Mesmo que o voto na PEC seja usado por adversários para atacar o parlamentar, o voto retrospectivo punitivo só ganha peso em grupos específicos de eleitores , aqueles que se envolveram diretamente no debate e para quem os efeitos da medida são mais evidentes. Para a maioria, o que se vê e sente no dia a dia, como uma obra ou serviço conseguido pela emenda, fala mais alto.
Ou seja, a dificuldade do eleitor em exercer o controle retrospectivo, somada ao incentivo da lista aberta para o personalismo, torna o custo eleitoral de um voto impopular administrável para a maioria dos deputados.
O modelo proposto por Nicolau, embora considere a questão do custo informacional, continua, a meu ver, bastante atual, mesmo com as mudanças no ambiente de comunicação. Se a comunicação digital reduziu os custos de acesso direto à representação política, ela também gerou mais incentivos para campanhas hiper-personalistas.
Os parlamentares utilizam hoje uma comunicação pouco mediada com seus eleitores, tendo na palma da mão não apenas um termômetro do que pensam os seus eleitores, mas, sobretudo, meios de reforçar continuamente laços e identificação.

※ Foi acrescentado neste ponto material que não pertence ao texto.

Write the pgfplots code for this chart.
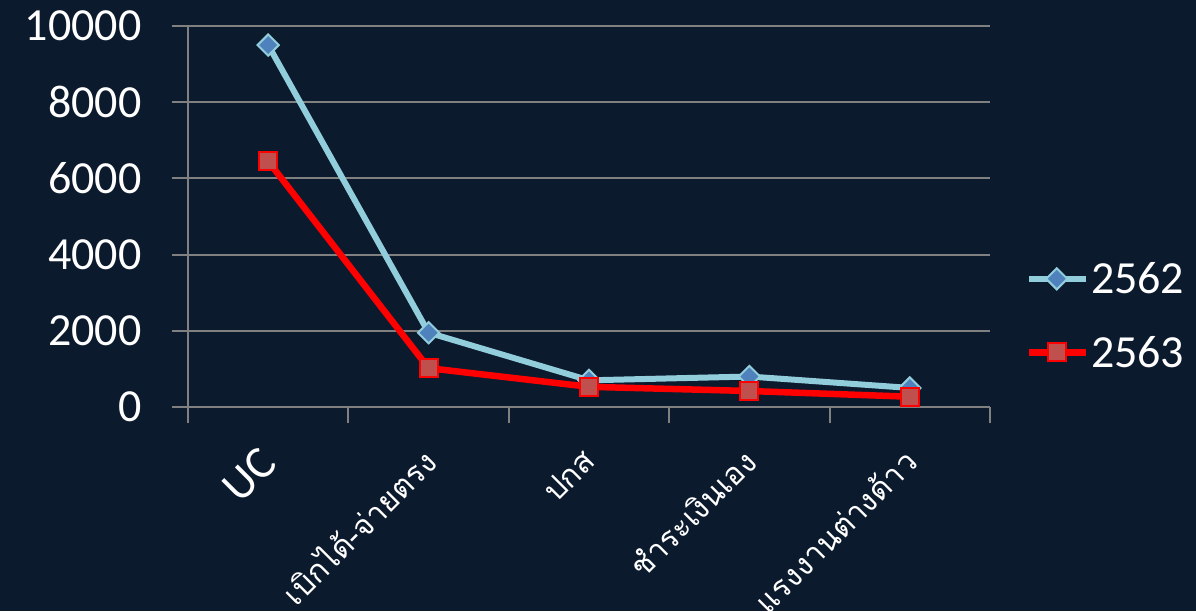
\documentclass[border=0pt]{standalone}
\usepackage{pgfplots}
\pgfplotsset{compat=1.18}
\usepackage{fontspec}
\setmainfont{Carlito}
\newfontfamily\thaifont[Script=Thai]{Loma}
\definecolor{bg}{RGB}{12,26,45}
\definecolor{gridgray}{RGB}{128,128,128}
\definecolor{lineblue}{RGB}{146,205,220}
\definecolor{markblue}{RGB}{79,129,189}
\definecolor{markred}{RGB}{192,80,77}

\begin{document}
\begin{tikzpicture}[x=1pt,y=1pt]
\path[use as bounding box] (0,0) rectangle (1196,611);
\clip (0,0) rectangle (1196,611);
\fill[bg] (0,0) rectangle (1196,611);
\begin{axis}[
  at={(188pt,204pt)}, anchor=south west,
  scale only axis, width=802pt, height=381pt,
  xmin=-0.5, xmax=4.5, ymin=0, ymax=10000,
  axis lines*=left,
  axis line style={gridgray, line width=2pt, -},
  ytick={0,2000,...,10000},
  scaled y ticks=false,
  /pgf/number format/1000 sep={},
  /pgf/number format/fixed,
  /pgf/number format/assume math mode=true,
  ymajorgrids, grid style={gridgray, line width=2pt},
  xtick={0,...,4},
  major x tick style={draw=none},
  minor xtick={-0.5,0.5,...,4.5},
  tick align=outside,
  major tick length=16pt, minor tick length=16pt,
  every tick/.style={gridgray, line width=2pt},
  ticklabel style={text=white, font=\fontsize{46}{50}\selectfont},
  yticklabel style={xshift=-27pt},
  xticklabels={{\fontsize{46}{50}\selectfont UC},
    {\thaifont เบิกได้-จ่ายตรง}, {\thaifont ปกส}, {\thaifont ชำระเงินเอง}, {\thaifont แรงงานต่างด้าว}},
  x tick label style={xshift=3pt, yshift=-30pt, rotate=45, anchor=east, font=\fontsize{31}{36}\selectfont},
  legend style={at={(1.044,0.24)}, anchor=west, draw=none, fill=none,
    text=white, font=\fontsize{46}{50}\selectfont, row sep=37pt,
    inner sep=0pt},
  legend cell align=left,
  legend image code/.code={\draw[mark repeat=2,mark phase=2] plot coordinates {(0pt,0pt)(28pt,0pt)(57pt,0pt)};},
]
\addplot[lineblue, line width=6pt, mark=square*, mark size=7.5pt,
  mark options={rotate=45, fill=markblue, draw=lineblue, line width=2pt}]
  coordinates {(0,9500) (1,1950) (2,700) (3,800) (4,500)};
\addlegendentry{2562}
\addplot[red, line width=6.5pt, mark=square*, mark size=9pt,
  mark options={fill=markred, draw=red, line width=2pt}]
  coordinates {(0,6450) (1,1020) (2,530) (3,420) (4,270)};
\addlegendentry{2563}
\end{axis}
\end{tikzpicture}
\end{document}
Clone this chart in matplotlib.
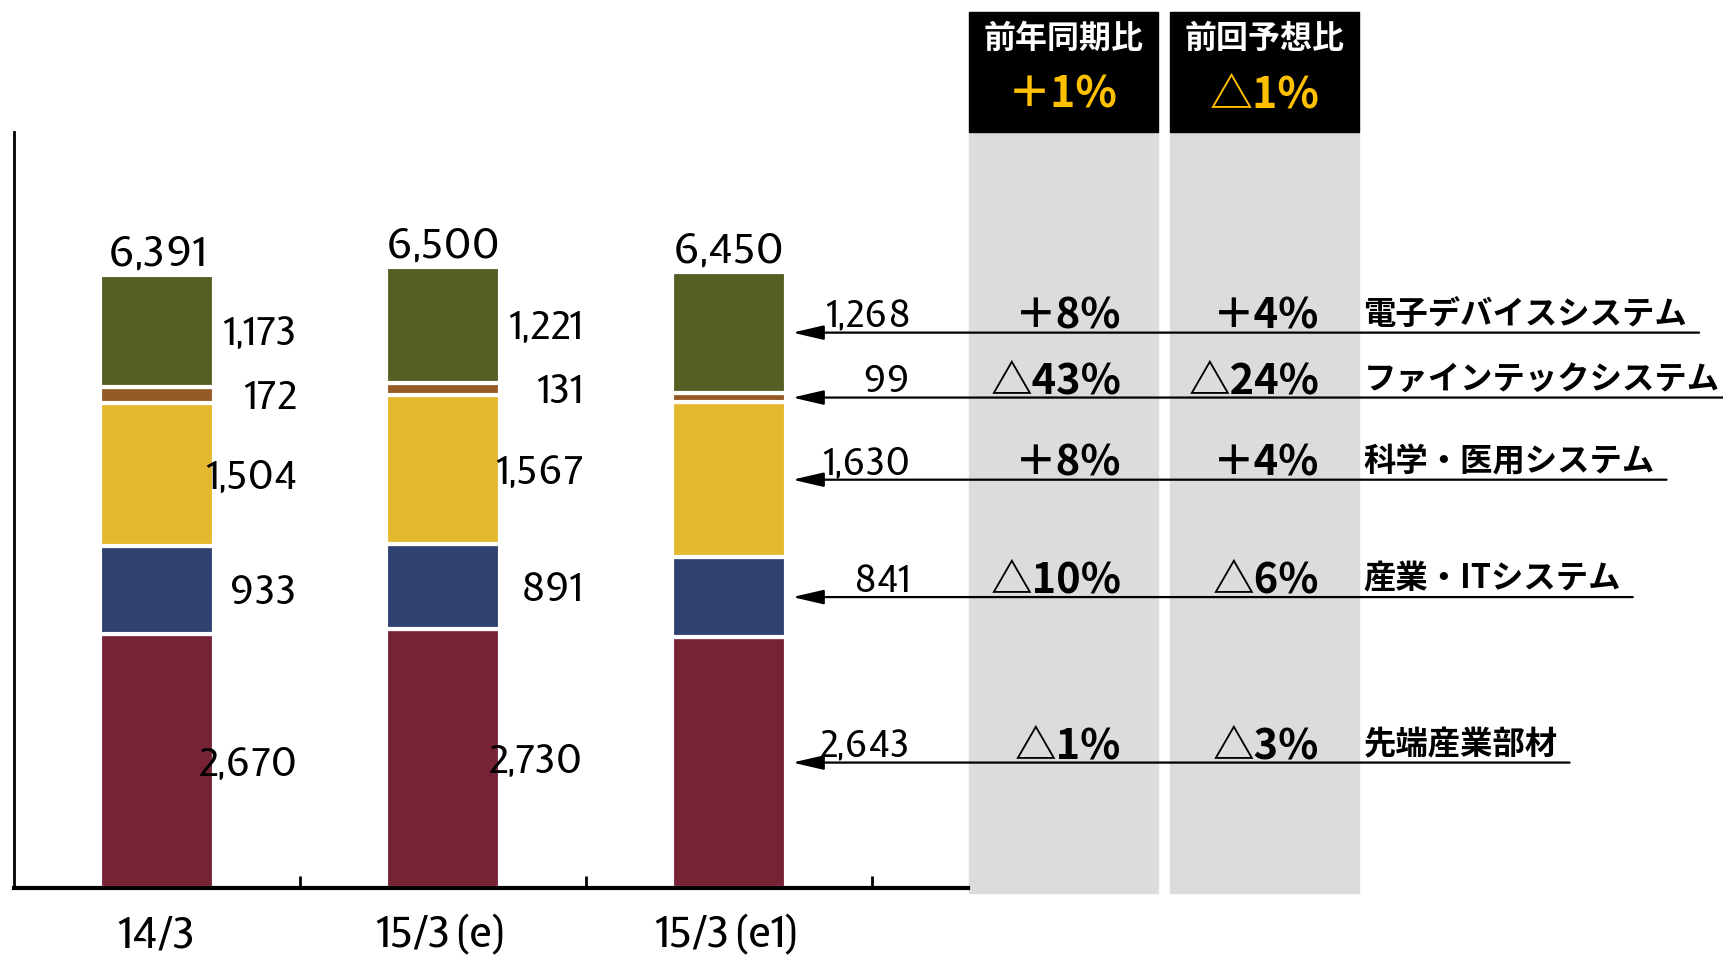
import numpy as np
import matplotlib
matplotlib.use('Agg')
import matplotlib.pyplot as plt
from matplotlib import font_manager
from matplotlib.font_manager import FontProperties
from matplotlib.textpath import TextPath
from matplotlib.patches import Rectangle

# data (units as shown)
categories = ['14/3', '15/3(e)', '15/3(e1)']
segment_names = ['先端産業部材', '産業・ITシステム', '科学・医用システム',
                 'ファインテックシステム', '電子デバイスシステム']
sentan = [2670, 2730, 2643]
sangyo_it = [933, 891, 841]
kagaku = [1504, 1567, 1630]
finetech = [172, 131, 99]
denshi = [1173, 1221, 1268]
totals = [6391, 6500, 6450]
yoy = ['△1%', '△10%', '＋8%', '△43%', '＋8%']
vs_prev = ['△3%', '△6%', '＋4%', '△24%', '＋4%']
header_titles = ['前年同期比', '前回予想比']
header_values = ['＋1%', '△1%']
colors = ['#782236', '#2E4170', '#E3B82F', '#965A26', '#575E24']

DPI = 100


# pick the installed sans font whose numbers are closest to the narrow
# figures in the reference ("6,391" about 3x as wide as a digit is tall)
def digit_metrics(fname):
    fp = FontProperties(fname=fname)
    w = TextPath((0, 0), '6,391', size=100, prop=fp).get_extents().width
    h = TextPath((0, 0), '0', size=100, prop=fp).get_extents().height
    return w / h, h / 100


best = None
for f in font_manager.fontManager.ttflist:
    nm = f.name.lower()
    if f.style != 'normal' or f.weight not in (400, 'normal', 'regular'):
        continue
    if not any(k in nm for k in ('sans', 'roboto', 'lato', 'inter')):
        continue
    if 'mono' in nm or 'cjk' in nm:
        continue
    try:
        ratio, h_em = digit_metrics(f.fname)
    except Exception:
        continue
    score = abs(ratio - 3.0)
    if best is None or score < best[0]:
        best = (score, f.fname, h_em)

NUM_FILE, NUM_H = best[1], best[2]


def num_font(px):
    # font properties giving digits about px pixels tall
    return FontProperties(fname=NUM_FILE, size=px / NUM_H / (DPI / 72))


JP = ['Noto Sans CJK JP', 'DejaVu Sans']

series = [sentan, sangyo_it, kagaku, finetech, denshi]

fig = plt.figure(figsize=(17.24, 9.64), dpi=DPI)
ax = fig.add_axes([0.0083, 0.0787, 0.5530, 0.7845])
ax.set_xlim(-0.5, 2.835)
ax.set_ylim(0, 7960)

x = np.arange(len(categories))
bw = 0.4
bottom = np.zeros(len(categories))
row_y = []
for vals, c in zip(series, colors):
    vals = np.array(vals)
    ax.bar(x, vals, width=bw, bottom=bottom, color=c, edgecolor='white', linewidth=3, zorder=2)
    mid = bottom + vals / 2
    for i in range(2):
        ax.annotate(f'{vals[i]:,}', xy=(i + 0.49, mid[i]), xytext=(0, -3),
                    textcoords='offset points', ha='right', va='center',
                    fontproperties=num_font(29))
    row_y.append(mid[2])
    bottom += vals

# totals above bars
for i, t in enumerate(totals):
    ax.annotate(f'{t:,}', xy=(i, bottom[i]), xytext=(0, 7), textcoords='offset points',
                ha='center', va='baseline', fontproperties=num_font(31))

# axes styling
for s in ['top', 'right']:
    ax.spines[s].set_visible(False)
ax.spines['left'].set_linewidth(2)
ax.spines['bottom'].set_linewidth(3)
ax.set_yticks([])
ax.set_xticks(x)
ax.set_xticklabels(categories, fontproperties=num_font(32))
ax.tick_params(axis='x', which='major', length=0, pad=19)
ax.set_xticks([0.5, 1.5, 2.5], minor=True)
ax.tick_params(axis='x', which='minor', direction='in', length=9, width=2)

# comparison table columns
col_x = [(2.838, 3.500), (3.542, 4.204)]
head_top = 9222
for (x0, x1), title, val in zip(col_x, header_titles, header_values):
    ax.add_patch(Rectangle((x0, -46), x1 - x0, 7960 + 46, color='#DCDCDC',
                           clip_on=False, zorder=0.5))
    ax.add_patch(Rectangle((x0, 7960), x1 - x0, head_top - 7960, color='black',
                           clip_on=False, zorder=0.5))
    xc = (x0 + x1) / 2
    ax.text(xc, 8935, title, ha='center', va='center', color='white', fontsize=23,
            fontweight='bold', family=JP, clip_on=False)
    ax.text(xc, 8356, val, ha='center', va='center', color='#FFC000', fontsize=31,
            fontweight='bold', family=JP, clip_on=False)

# rows for the latest bar: value, arrows, percentages, segment names
name_texts = []
for k, y in enumerate(row_y):
    v = series[k][2]
    ax.annotate(f'{v:,}', xy=(2.635, y), xytext=(0, 4), textcoords='offset points',
                ha='right', va='baseline', fontproperties=num_font(27), annotation_clip=False)
    ax.annotate(yoy[k], xy=(3.373, y), xytext=(0, 3), textcoords='offset points',
                ha='right', va='baseline', fontsize=30, fontweight='bold', family=JP,
                annotation_clip=False)
    ax.annotate(vs_prev[k], xy=(4.065, y), xytext=(0, 3), textcoords='offset points',
                ha='right', va='baseline', fontsize=30, fontweight='bold', family=JP,
                annotation_clip=False)
    t = ax.annotate(segment_names[k], xy=(4.219, y), xytext=(0, 6), textcoords='offset points',
                    ha='left', va='baseline', fontsize=23.3, fontweight='bold', family=JP,
                    annotation_clip=False)
    name_texts.append(t)

fig.canvas.draw()
renderer = fig.canvas.get_renderer()
for t, y in zip(name_texts, row_y):
    bb = t.get_window_extent(renderer)
    x_end = ax.transData.inverted().transform((bb.x1 + 12, 0))[0]
    ax.annotate('', xy=(2.222, y), xytext=(x_end, y),
                arrowprops=dict(arrowstyle='-|>,head_length=0.95,head_width=0.22',
                                color='black', lw=1.6, shrinkA=0, shrinkB=0,
                                mutation_scale=20),
                annotation_clip=False, zorder=3)

fig.savefig('out.png', dpi=DPI)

Nesse sentido, a redução do custo informacional que, pelo modelo ampliaria as chances do controle representativo, paradoxalmente, no ambiente digital, estaria também produzindo mais, e não menos personalização do voto. Adicione a esse modelo o fato de que o candidato a deputado federal precisar de apenas uma fração dos votos (segmento) para ser eleito, diferentemente do voto majoritário, no qual o competidor precisa chegar a uma ampla massa de eleitores.